One significant impact on the world of people and work that we’re all aware of is remote working. The pace at which this development had to be carried out is unprecedented and organisations continue to grapple with it as they try to drive business growth in a vuca world. It’s benefits and challenges continue to be discussed by leaders as they try to devise strategies that cater to the wellbeing of their employees as well as their customers while simultaneously trying to sustain organisational culture. The goals are plenty, the core priorities are universal and each is in need of careful attention for attaining success in the new and coming hybrid world of work.
In this panel discussion brought to us by People Matters and LinkedIn Talent Solutions moderated by Ruchee Anand, Director, Talent and Learning Solutions at LinkedIn and joined in by Wendy Xia, CHRO, DB Schenker; Sameer Bendre, CPO, Persistent Systems; and Sanjay Jog, CHRO, Reliance Jio, the agenda then is to discuss this hybrid workforce model and how leaders can offer flexible, sustainable solutions which focus on value creation, are grounded in a forward looking approach and seek too drive employee engagement.
Simple, effective strategies which need to be amplified:
Based on their unique organisational and industry experience, each leader offers their own take on what are some of the strategies that can help companies ease into the hybrid workforce model. Wendy emphasises on the need for agility in the HR domain and prioritising employee experience by boosting employee morale. She advocates the decentralisation of employee engagement which ensures that the pressure of encouragement no longer rests on HR leaders who may at times be at a distance from everything that is unfolding. Strengthening of leaders across all departments and guiding them to be the ones motivating their teams can drive employee engagement to reach at all levels in a more grounded and in-depth way.
Sameer, on the other hand, offers two simple solutions-1. Design processes and policies for flexibility rather than efficiency; and, 2. Energise your core business. The intention with this is to focus on both the people and business aspects.
“Who are we as a company?” is a question that is raised by Sanjay as he too stresses on driving business growth with a human centric workforce strategy which caters to both employees and customers. We have no choice but to revisit our assumptions about the workplace and think and strategize on how people can work together and collaborate.
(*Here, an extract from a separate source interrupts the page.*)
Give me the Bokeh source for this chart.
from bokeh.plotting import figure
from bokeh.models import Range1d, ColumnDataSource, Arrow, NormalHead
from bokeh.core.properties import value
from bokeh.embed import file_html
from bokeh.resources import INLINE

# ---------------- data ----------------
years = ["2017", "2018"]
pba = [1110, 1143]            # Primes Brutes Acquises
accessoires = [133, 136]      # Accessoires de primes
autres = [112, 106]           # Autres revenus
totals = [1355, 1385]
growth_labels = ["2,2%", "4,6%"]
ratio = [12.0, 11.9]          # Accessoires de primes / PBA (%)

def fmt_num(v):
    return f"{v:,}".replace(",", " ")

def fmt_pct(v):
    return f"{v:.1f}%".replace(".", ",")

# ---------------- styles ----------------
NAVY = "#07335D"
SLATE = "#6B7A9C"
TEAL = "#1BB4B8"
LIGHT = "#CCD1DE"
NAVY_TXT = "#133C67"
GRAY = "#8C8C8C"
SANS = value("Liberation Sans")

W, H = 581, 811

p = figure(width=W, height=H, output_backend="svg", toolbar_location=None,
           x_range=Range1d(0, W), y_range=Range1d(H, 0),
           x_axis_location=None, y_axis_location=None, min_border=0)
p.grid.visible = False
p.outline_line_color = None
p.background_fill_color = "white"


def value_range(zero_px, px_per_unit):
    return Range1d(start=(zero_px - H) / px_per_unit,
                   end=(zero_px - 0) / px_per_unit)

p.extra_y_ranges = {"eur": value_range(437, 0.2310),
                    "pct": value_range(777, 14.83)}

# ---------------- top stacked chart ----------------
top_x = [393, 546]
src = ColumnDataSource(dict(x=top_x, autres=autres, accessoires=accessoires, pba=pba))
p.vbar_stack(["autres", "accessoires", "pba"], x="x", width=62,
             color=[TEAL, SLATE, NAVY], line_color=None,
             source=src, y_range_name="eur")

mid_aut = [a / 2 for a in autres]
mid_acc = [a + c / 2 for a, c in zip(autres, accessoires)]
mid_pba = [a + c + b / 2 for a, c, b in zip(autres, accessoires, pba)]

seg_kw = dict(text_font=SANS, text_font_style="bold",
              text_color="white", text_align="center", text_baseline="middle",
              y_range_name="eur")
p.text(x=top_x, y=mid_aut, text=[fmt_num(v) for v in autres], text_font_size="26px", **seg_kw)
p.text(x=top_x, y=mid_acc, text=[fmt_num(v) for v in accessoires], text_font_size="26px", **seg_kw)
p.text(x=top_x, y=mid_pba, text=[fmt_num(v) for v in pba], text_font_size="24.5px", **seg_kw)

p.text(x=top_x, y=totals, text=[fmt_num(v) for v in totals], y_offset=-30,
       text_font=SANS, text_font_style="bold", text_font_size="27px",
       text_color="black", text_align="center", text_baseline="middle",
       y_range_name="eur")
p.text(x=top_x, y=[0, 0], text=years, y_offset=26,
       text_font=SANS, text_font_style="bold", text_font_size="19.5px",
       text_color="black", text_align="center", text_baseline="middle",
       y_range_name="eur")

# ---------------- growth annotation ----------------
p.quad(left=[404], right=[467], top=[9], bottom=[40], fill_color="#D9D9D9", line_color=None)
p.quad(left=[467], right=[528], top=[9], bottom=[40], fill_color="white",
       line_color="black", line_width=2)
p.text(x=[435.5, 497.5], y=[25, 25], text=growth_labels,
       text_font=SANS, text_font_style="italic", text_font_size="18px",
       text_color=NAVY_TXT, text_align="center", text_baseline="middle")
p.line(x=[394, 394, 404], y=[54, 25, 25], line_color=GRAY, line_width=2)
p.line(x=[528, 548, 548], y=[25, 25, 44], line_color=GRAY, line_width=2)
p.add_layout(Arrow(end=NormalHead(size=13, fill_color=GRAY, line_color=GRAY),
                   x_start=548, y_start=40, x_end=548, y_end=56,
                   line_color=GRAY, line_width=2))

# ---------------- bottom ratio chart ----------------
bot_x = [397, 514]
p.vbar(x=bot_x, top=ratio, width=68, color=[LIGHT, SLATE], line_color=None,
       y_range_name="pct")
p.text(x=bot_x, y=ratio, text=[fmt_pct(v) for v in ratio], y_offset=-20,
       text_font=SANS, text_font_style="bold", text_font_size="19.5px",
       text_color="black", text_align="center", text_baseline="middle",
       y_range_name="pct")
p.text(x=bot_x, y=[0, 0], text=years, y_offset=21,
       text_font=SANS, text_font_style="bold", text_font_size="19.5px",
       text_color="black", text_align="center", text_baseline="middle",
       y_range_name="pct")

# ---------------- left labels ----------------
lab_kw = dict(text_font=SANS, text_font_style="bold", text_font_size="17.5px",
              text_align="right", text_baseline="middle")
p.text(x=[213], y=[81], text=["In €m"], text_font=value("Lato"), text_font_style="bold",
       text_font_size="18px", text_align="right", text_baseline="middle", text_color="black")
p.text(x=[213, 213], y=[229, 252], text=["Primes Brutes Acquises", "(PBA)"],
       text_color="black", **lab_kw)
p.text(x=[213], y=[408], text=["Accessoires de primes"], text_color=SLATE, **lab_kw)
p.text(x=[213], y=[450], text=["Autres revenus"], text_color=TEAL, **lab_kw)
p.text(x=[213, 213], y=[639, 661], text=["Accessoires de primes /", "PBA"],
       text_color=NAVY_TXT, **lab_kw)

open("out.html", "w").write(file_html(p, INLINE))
Attract, develop and retain talent with the right culture:
It is no surprise that talent management is the driving force behind an organisation’s success and the one advantage offered by remote working is that there are no boundaries to the talent market. But this in itself demands that we keep certain things in mind. Sameer emphasises on the need for connection, the right fit between skills and job roles to ensure the best customer service but he also calls for a re-innovation of the talent acquisition process which can offer an answer to this question raised by any hire: How can this organisation be a part of my life journey?
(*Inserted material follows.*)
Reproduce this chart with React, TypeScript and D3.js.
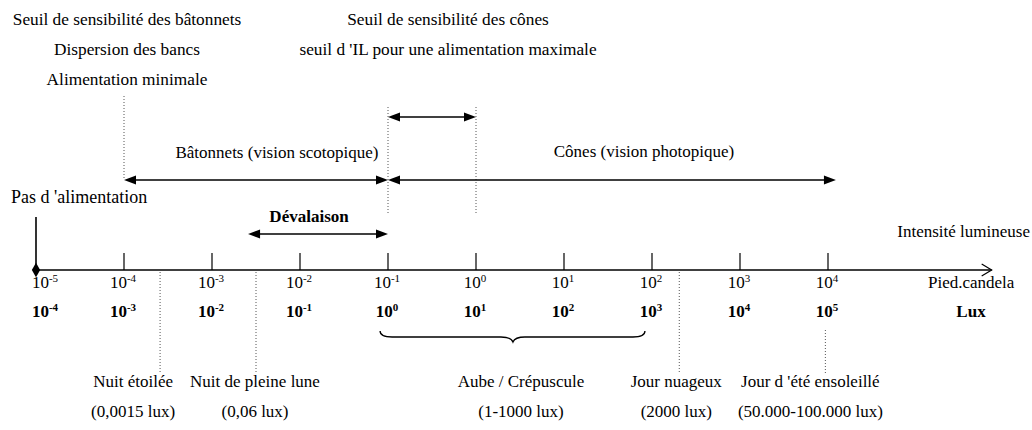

Frameworks that are designed around the practice of flexibility by looking into roles in terms of which are synchronous and which are asynchronous are equally important, according to Sanjay. It is only through this framework that one can decide which roles can be completely shifted to the virtual environment.
Wendy offers her organisation’s unique take on this by explaining their experience of non-traditional hiring wherein they have opened the doors for workers coming in with diverse experience and backgrounds. They have taken in temporary workers for their on-site work arrangements as well as collaborated with government unions to offer jobs for workers who were displaced, regardless of the industry they came from.
Coming back to the question raised by Sameer on how an organisation can become part of an employee’s life journey, another significant facet of talent management is building a culture of continuous learning. Employees must invest their own time and be motivated to learn for their own individual growth as well. But at the same time, according to Sanjay, when building an organisational culture, certain elements and activities need to be institutionalised and made mandatory rather than voluntary.
What not to do when creating an effective hybrid strategy:
Sameer stresses that organisations and HR leaders must not forget that they are “Business HR.” There is a tendency to focus too much on the people aspect, especially in relation to employees but one also needs to prioritise business growth because the remote world of work has impacted the business side of operations too. One also needs to look at the way communication systems can be designed to accommodate both offline and online workers.
Sanjay and Wendy both reiterate the need for empathy on the part of management. One must recognise the vulnerability of the workforce as well as the ecosystem they continue to carry out their duties in; there needs to be trust in the employees as they take their own time to adapt to the new normal and make the necessary adjustments; leaders must be open to making mistakes and re-thinking their decisions and must always go the extra mile, ensure promise and transparency while offering assurance to their people.
A final take away from this discussion is that leaders need to think and rethink the role of HR and people connect and how HR leaders can act as enablers in this hybrid working model. Organisations need to focus on employee experience, enhance it, streamline varied HR functions to drive greater efficiency and derive successful business outcomes.